打ちっぱなしコンクリート、モルタル、ブロック等に塗装し、透明な仕上がりで保護するクリヤー材もありますので、専用の商材を使用して塗装してもらいましょう。
2.クリヤー塗装が出来るかどうかの判断基準
2-1.クリヤー塗装は状態によって出来るか出来ないか決まる
クリヤー塗装を施したいと考えていても、塗装できない場合もあります。
まずは、外壁の劣化が激しい状態の場合です。
クリヤー塗装を施す外壁部分にチョーキング、ヒビ割れといった劣化がみられると、塗り直しをしても効果を発揮することは出来ません。
既に塗膜の状態が傷んでいる場合は一般的な塗りつぶしをする塗装で保護しましょう。
また、すでにフッ素加工や撥水処理をしている外壁や、光触媒機能、親水性機能が施している外壁には施工不良の原因となってしまう恐れがあるためクリヤー塗装は出来ません。
その他、無機コーティング塗料や無機塗料が塗装されている外壁、表面がコーティングされていない窯業系サイディング材等は施工を控えるように注意記載されている塗料もあります。

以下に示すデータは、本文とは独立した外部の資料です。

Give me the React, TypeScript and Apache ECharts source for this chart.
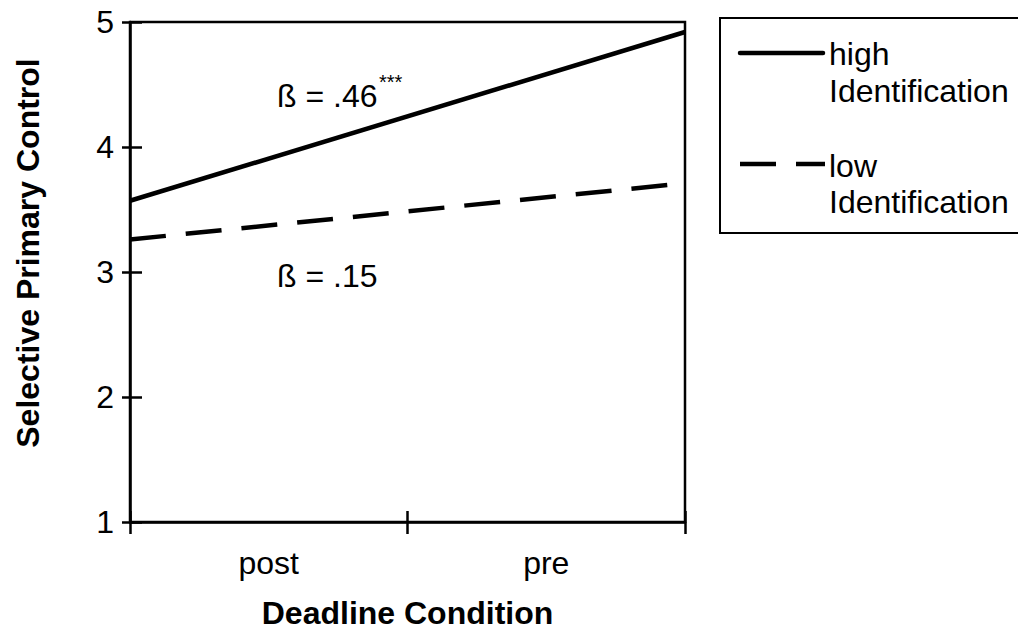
import React, { useEffect, useRef } from "react";
import * as echarts from "echarts";

const categories = ["post", "pre"];
const xEnds = [0, 2];
const highValues = [3.57, 4.92];
const lowValues = [3.26, 3.71];
const seriesNames = ["high Identification", "low Identification"];
const legendLines = [["high", "Identification"], ["low", "Identification"]];
const yMin = 1;
const yMax = 5;
const yStep = 1;
const annotations = ["ß = .46", "ß = .15"];
const significance = "***";

const FONT = "'Liberation Sans', Arial, sans-serif";
const BLACK = "#000";
const FS = 32;

export default function App() {
  const ref = useRef<HTMLDivElement>(null);
  useEffect(() => {
    document.body.style.margin = "0";
    const chart = echarts.init(ref.current!, null, { renderer: "svg" });
    const axisLineStyle = { color: BLACK, width: 2.5 };
    const textBase = { fontFamily: FONT, color: BLACK };
    const txt = (text: string, x: number, y: number, size = FS) => ({
      type: "text",
      x,
      y,
      style: { text, font: `${size}px ${FONT}`, fill: BLACK, textVerticalAlign: "middle" },
    });
    const option: any = {
      animation: false,
      backgroundColor: "#fff",
      grid: {
        left: 130,
        top: 22,
        width: 555,
        height: 500,
        show: true,
        borderColor: BLACK,
        borderWidth: 2.5,
        backgroundColor: "transparent",
      },
      xAxis: [
        {
          type: "category",
          data: categories,
          position: "bottom",
          boundaryGap: true,
          axisLine: { show: true, lineStyle: axisLineStyle },
          axisTick: { show: true, length: 12, lineStyle: axisLineStyle },
          axisLabel: { ...textBase, fontSize: FS, margin: 25 },
          splitLine: { show: false },
          name: "Deadline Condition",
          nameLocation: "middle",
          nameGap: 75,
          nameTextStyle: { ...textBase, fontSize: 32, fontWeight: "bold" },
        },
        {
          type: "category",
          data: categories,
          position: "bottom",
          boundaryGap: true,
          axisLine: { show: false },
          axisTick: { show: true, inside: true, length: 11, lineStyle: axisLineStyle },
          axisLabel: { show: false },
          splitLine: { show: false },
        },
        {
          type: "value",
          min: xEnds[0],
          max: xEnds[xEnds.length - 1],
          show: false,
          splitLine: { show: false },
        },
      ],
      yAxis: [
        {
          type: "value",
          min: yMin,
          max: yMax,
          interval: yStep,
          position: "left",
          axisLine: { show: true, lineStyle: axisLineStyle },
          axisTick: { show: true, length: 8, lineStyle: axisLineStyle },
          axisLabel: { ...textBase, fontSize: FS, margin: 16 },
          splitLine: { show: false },
          name: "Selective Primary Control",
          nameLocation: "middle",
          nameGap: 86,
          nameRotate: 90,
          nameTextStyle: {
            ...textBase,
            fontSize: 32,
            fontWeight: "bold",
            padding: [0, 0, 0, 38],
          },
        },
        {
          type: "value",
          min: yMin,
          max: yMax,
          interval: yStep,
          position: "left",
          axisLine: { show: false },
          axisTick: { show: true, inside: true, length: 12, lineStyle: axisLineStyle },
          axisLabel: { show: false },
          splitLine: { show: false },
        },
      ],
      series: [
        {
          name: seriesNames[0],
          type: "line",
          xAxisIndex: 2,
          yAxisIndex: 0,
          showSymbol: false,
          symbol: "none",
          clip: false,
          data: xEnds.map((x, i) => [x, highValues[i]]),
          lineStyle: { color: BLACK, width: 4.5, type: "solid" },
        },
        {
          name: seriesNames[1],
          type: "line",
          xAxisIndex: 2,
          yAxisIndex: 0,
          showSymbol: false,
          symbol: "none",
          clip: false,
          data: xEnds.map((x, i) => [x, lowValues[i]]),
          lineStyle: { color: BLACK, width: 4.5, type: [36, 20] },
        },
      ],
      graphic: [
        txt(annotations[0], 277, 96),
        txt(significance, 379, 82, 20),
        txt(annotations[1], 277, 276),
        {
          type: "rect",
          shape: { x: 720, y: 18, width: 330, height: 215 },
          style: { fill: "#fff", stroke: BLACK, lineWidth: 2 },
        },
        {
          type: "line",
          shape: { x1: 740, y1: 53, x2: 823, y2: 53 },
          style: { stroke: BLACK, lineWidth: 4.5, lineCap: "round" },
        },
        {
          type: "line",
          shape: { x1: 740, y1: 164, x2: 825, y2: 164 },
          style: { stroke: BLACK, lineWidth: 4.5, lineDash: [36, 20] },
        },
        txt(legendLines[0][0], 829, 54),
        txt(legendLines[0][1], 829, 91),
        txt(legendLines[1][0], 829, 166),
        txt(legendLines[1][1], 829, 202),
      ],
    };
    chart.setOption(option);
    return () => chart.dispose();
  }, []);
  return <div ref={ref} style={{ width: 1018, height: 639 }} />;
}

また、金属系サイディングは錆止め塗装が必要なため、着色されてしまいクリヤー塗装が使用できません。
ただ、劣化のレベルがちょっとしたチョーキング程度であれば、クリヤー塗装も可能な場合があります。
しかし、チョーキングや汚れであれば高圧洗浄で粉等をキレイに流すことが必要です。
2-2.クリヤー塗装が出来ない外壁の劣化事例
では具体的にどのような劣化だとクリヤー塗装が出来ないのか事例をご紹介します。
①チョーキング現象
チョーキング現象とは、外壁の表面にある塗膜が劣化し、手で触ると手に粉のようなものが付いてしまう現象のことを言います。
この現象が起きている外壁にクリヤー塗装をしてしまうと、クリヤー塗装の早期剥離になってしまうことがあるため、オススメできません。
②ヒビ割れ
色をつける塗装であれば、ひび割れを補修した後に塗装を行うことで補修跡を見えなくすることが可能ですが、クリヤー塗装の場合は補修跡がそのまま残って見えてしまうため、見栄えが非常に悪くなります。
③コーキングの上
コーキングとはサイディングボードの住宅でよく見られる、外壁のボードとボードのつなぎ目に入れられているゴムのようなものです。このコーキングの上にクリヤー塗装を行なうと塗膜が汚染されたり、剥離したりする原因となるため、コーキング部分はしっかりと養生して、避けて施工する必要がありますので、事前にメーカーに「クリア塗装後にシーリングの後打ちで良いかどうか」を確認しておくと良いでしょう。